CAMA also targets the Malawi Bureau of Standards CESS, which is “another levy loaded on fuel prices and intended to provide quality assurance of our fuel”

CAMA contends that “it is common sense that the quality of Petroleum Products can only be inspected and assured before shipment and, therefore, the role of the Malawi Bureau of Standards to inspect and assure quality of fuel into the country is [redundant].

“For years Consumers have been paying a tax to an institution that contributes nothing or plays no role in fuel quality assurance. It is unfair to punish Consumers to a levy that cannot be justified.
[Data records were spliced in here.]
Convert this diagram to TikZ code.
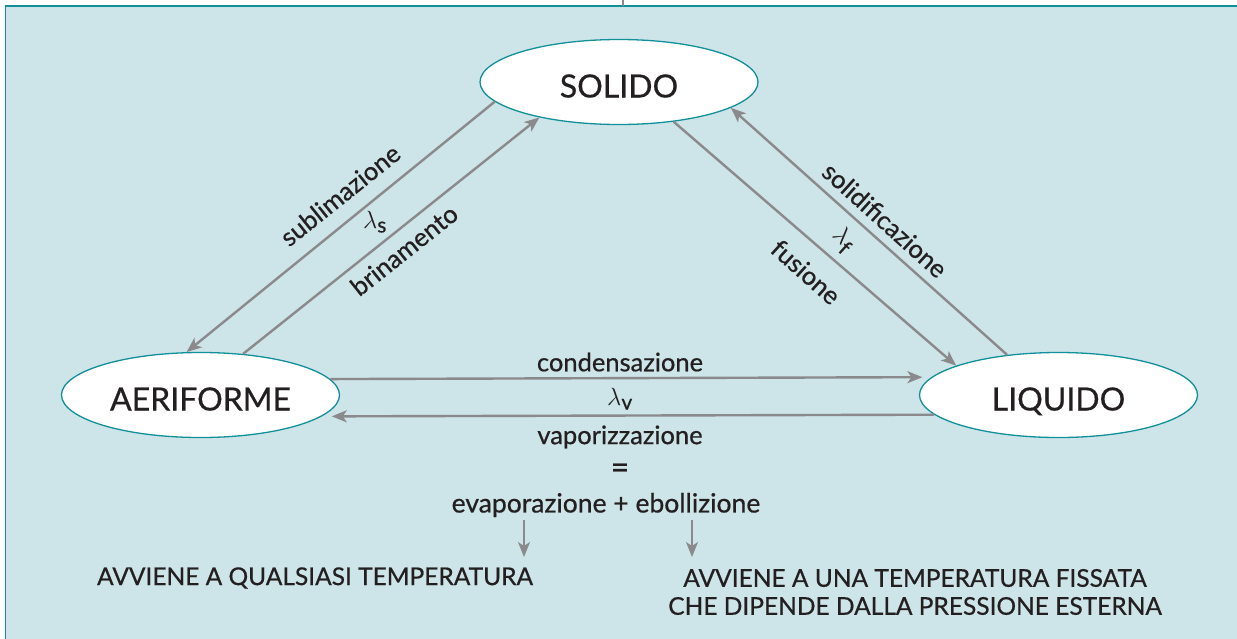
\documentclass[tikz,border=0pt]{standalone}
\usepackage{fontspec}
\setmainfont{Lato}[FakeBold=0.6]
\usetikzlibrary{arrows.meta,calc,shapes.geometric}
\definecolor{bg}{HTML}{CDE4E8}
\definecolor{tealb}{HTML}{12909A}
\definecolor{arr}{HTML}{8A8A8C}
\definecolor{ink}{HTML}{231F20}
\begin{document}
\begin{tikzpicture}[x=1pt,y=-1pt,
  state/.style={ellipse, draw=tealb, line width=1.3pt, fill=white,
    minimum width=278pt, minimum height=85pt, inner sep=0pt,
    text height=31pt, text depth=0pt,
    font=\fontsize{32}{38}\selectfont, text=ink},
  lab/.style={font=\fontsize{25.5}{28}\selectfont, text=ink, inner sep=0pt},
  lam/.style={font=\fontsize{30}{32}\selectfont, text=ink, inner sep=0pt},
  caps/.style={font=\fontsize{24.5}{28}\selectfont, text=ink, inner sep=0pt},
  conn/.style={draw=arr, line width=2.4pt, -{Stealth[length=15pt,width=12pt,inset=4pt]}},
]
\useasboundingbox (0,0) rectangle (1237,638);
\fill[bg] (5.5,6) rectangle (1260,660);
\draw[tealb, line width=1.6pt] (1260,6) -- (5.5,6) -- (5.5,660);
\draw[arr, line width=2pt] (622.7,0) -- (622.7,6);

\node[state] (sol) at (619,82) {SOLIDO};
\node[state] (aer) at (200.5,395) {AERIFORME};
\node[state] (liq) at (1058.5,395) {LIQUIDO};

\draw[conn] (sol.189) -- (aer.108.6);
\draw[conn] (aer.44.7) -- (sol.204);
\draw[conn] (sol.324.5) -- (liq.164.8);
\draw[conn] (liq.142.9) -- (sol.347);
\draw[conn, shorten >=9pt] (aer.7.6) -- (liq.172.4);
\draw[conn, shorten >=10pt] (liq.189.9) -- (aer.350.1);

\node[lab, rotate=38.7] (tsub) at (340,195) {sublimazione};
\node[lam] (lams) at (375,222) {$\lambda_{\mathrm{s}}$};
\node[lab, rotate=38.5] (tbri) at (404,250) {brinamento};
\node[lab, rotate=-42] (tsol) at (885,220) {solidificazione};
\node[lam, rotate=-42] (lamf) at (843,240) {$\lambda_{\mathrm{f}}$};
\node[lab, rotate=-41.7] (tfus) at (806,272) {fusione};

\node[lab] (tcond) at (620,362) {condensazione};
\node[lam] (lamv) at (620,399) {$\lambda_{\mathrm{v}}$};
\node[lab] (tvap) at (620,437) {vaporizzazione};
\node[lab, font=\fontsize{32}{34}\selectfont] (teq) at (620,471) {=};
\node[lab, font=\fontsize{26.5}{28}\selectfont] (tevap) at (606,505) {evaporazione + ebollizione};

\coordinate (d1) at (524,520);
\coordinate (e1) at (524,557);
\coordinate (d2) at (692,520);
\coordinate (e2) at (692,557);
\draw[conn, line width=2pt] (d1) -- (e1);
\draw[conn, line width=2pt] (d2) -- (e2);

\node[caps] (qual) at (315,578) {AVVIENE A QUALSIASI TEMPERATURA};
\node[caps, align=center] (fiss) at (915,592) {AVVIENE A UNA TEMPERATURA FISSATA\\CHE DIPENDE DALLA PRESSIONE ESTERNA};
\end{tikzpicture}
\end{document}
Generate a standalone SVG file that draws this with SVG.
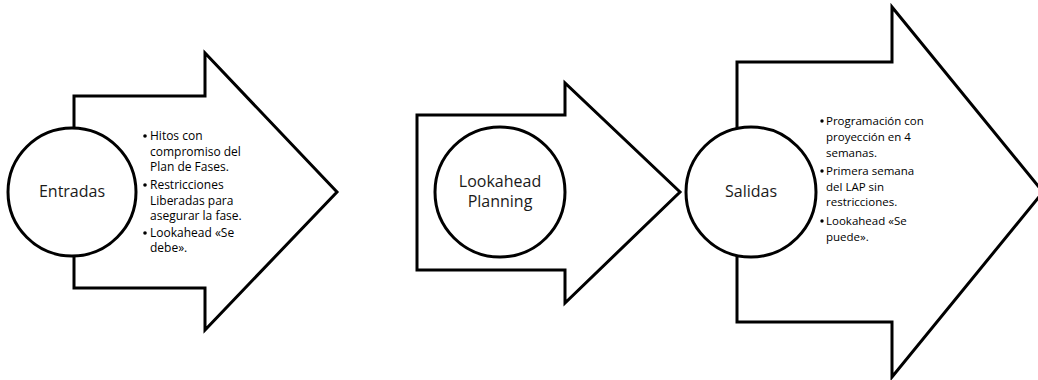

The only thing this levy does is to distort market prices.”

Thus Kapito maintains that if these levies are removed, the current prices of the petroleum products at the fuel pump will approximately be K950.00/ltr for petrol and diesel at K931.00/ltr.

Last week, MERA Chief Executive Officer, Henry Kachaje asked the Reserve Bank of Malawi (RBM) Governor to consider prioritizing forex allocation to licensed fuel importers following fuel shortages the country was facing due to reduced imports as local commercial banks have not been able establish adequate Letters of Credit for fuel imports.

Kachaje had warned that the “resultant effects of fuel shortages can lead to long lasting and detrimental to the economy”, adding that “some commercial banks are offering different denominations from the usual US dollars, albeit in small amounts, and the cross rate is resulting in high landed costs that would eventually push pump prices higher”.

Kachaje pleaded RBM that if it will prioritize the forex allocation to licensed fuel importers, it would help in “normalizing the fuel supply situation as currently, the limited fuel imports are being consumed directly, denying the sector possibility of building stocks to normalize the situation”.

Kachaje indicated the licensed importers that need RBM’s assistance to have their applications for Letters of Credits with various local commercial banks, which include National Oil Company of Malawi (NOCMA); Petroleum Importers Limited (PIL); Mount Meru Petroleum Limited and Energem Petroleum Limited.

Kachaje contended that the forex allocation for fuel imports to the above listed will go a long way in complementing NOCMA’s efforts of building fuel stocks internally as demand for volumes by the oil marketing companies from NOCMA will reduce.

The past weeks have seen the majority of fuel stations drying up and where the commodity was available accompanied long queues— as Kachaje indicated that “the limited fuel imports are being consumed directly”.